I have an enduring love for the three minute rock song. Or three chord rock song. Either. Both. I suppose I just mean that simple song with a basic melodic structure and a big heart.
Think Tom Petty’s ‘Free Falling’. That sort of song. A little riff, a little hook and a nice backbeat.
That song doesn’t have much (or any) of those in spades, but it works and I will not be dissuaded in this discussion.
I suppose it’s because I have a intuitive love of the blues and these songs are just an extension of that. I think it was Chuck Berry who said that the blues had a child and she called it rock and roll. But he was sweating in the arms of his underage cousin while crossing state lines for immoral purposes at the time, so that might not count. Or was that Jerry Lee Lewis? Or both of them? Who cares. Ancient history.
The harmonic structure of the blues is really, really simple. The delivery of a great blues song takes something else entirely. Something that is difficult to describe and even harder to do. Jimi Hendrix said that blues is easy to play but hard to feel. You going to argue with Hendrix? Sit down, pretender, Bieber will be on next.
Anyhow, let’s not intellectualize this thing. (Let’s also not assume that I have the skills to do that.) I suspect that good blues requires an infusion of the dark arts and superstition that surround it. The black cat bones. Mojo. A jumping left eye. This is what makes it so difficult. You have to touch its underlying aesthetic. (Oh, please let this be true.)
Ok. I grant you that Free Falling was maybe not the best example to use. Or perhaps it was. I’m not sure. It’s short and it’s simple and it does have some feeling about it.
You see, to be a good catchy song doesn’t mean it has to be the mindless, sampled, sterilized boy band shite that we hear every day on the radio. That stuff is just a dollar bill tied to a string edged enticingly across the floor by a man in a suit. And you’re the kitten enthralled by it all; until a leaf blows by and distracts your attention elsewhere. Whores, all.
Singers have to be beautiful these days to succeed. Ok, ok, it was always a benefit. But, bloody hell, today people take ANY celebrity and ascribe to them heavenly beauty because they MUST be beautiful. Paris Hilton? Really? (She’s recorded an album.) Paris Hilton is hot? You nuts? Blind? Blind and nuts? Don’t give me that beholder shit. Janis Joplin. Now she was beautiful. Beautiful for her fragility and her strength.

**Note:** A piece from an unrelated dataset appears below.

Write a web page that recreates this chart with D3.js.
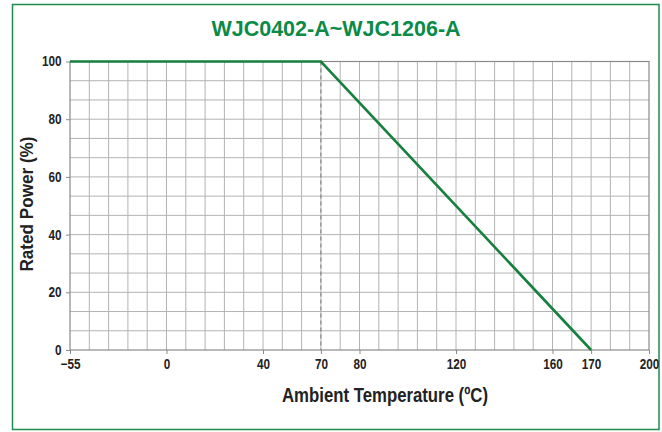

I’m not going to touch any other holy cows here in the form of female singers and will leave it at that. (In fact, I wouldn’t touch most of them with YOUR hands.)
I like the thought that a couple of people in a darkened bedroom or untidy garage can thrash out a semi-tune on a set of crappy instruments. I like the thought that they need three chords and a louder-than-fuck amp and while they’re thrashing their way through Smoke on the Water they can dream of stardom, fast cars, ample boobed Angels and screaming fans. No computers, standing in line to audition, having their teeth whitened or being told they don’t look the part or have no mass audience appeal.
David Guetta, over Christmas, cancelled a world tour because he lost the flash drive with all his music on it. So, tell me, you all gather there to watch a guy operate a laptop? Are. You. A. Moron?
All this falseness of Idols auditions and having some talentless bastard of a DJ criticizing the thing that contains and reflects your soul. No, screw that. The falseness of massive stages, backing bands, lighting displays, dial blah-blah-blah to vote for… No my friends, in rock and roll falseness is reserved for the aesthetic enhancement of ladies’ chests. Rock and roll is offensive. Live with it. It has changed the world. It, and by extension me, are unapologetic. So get into those bikinis and start washing my Trans-Am. Lots of soap now, you hear.
Something has just occurred to me. I haven’t thought about this before and it really is a epiphany to me. Rock, blues, blues-rock has a rich aesthetic. It has a look, a feel, a taste. It is a sensory thing. No other form of music challenges it at that. It is a real falseness. Witness Bruce Springsteen. It’s an act, a show. But within it is a core of hard, hard truth. That which he has created has come from and reflects his soul. On stage he is naked. He offers his soul to you.
I am humbled by this.
So, what was I saying again? Oh yes, I like short and simple rock songs.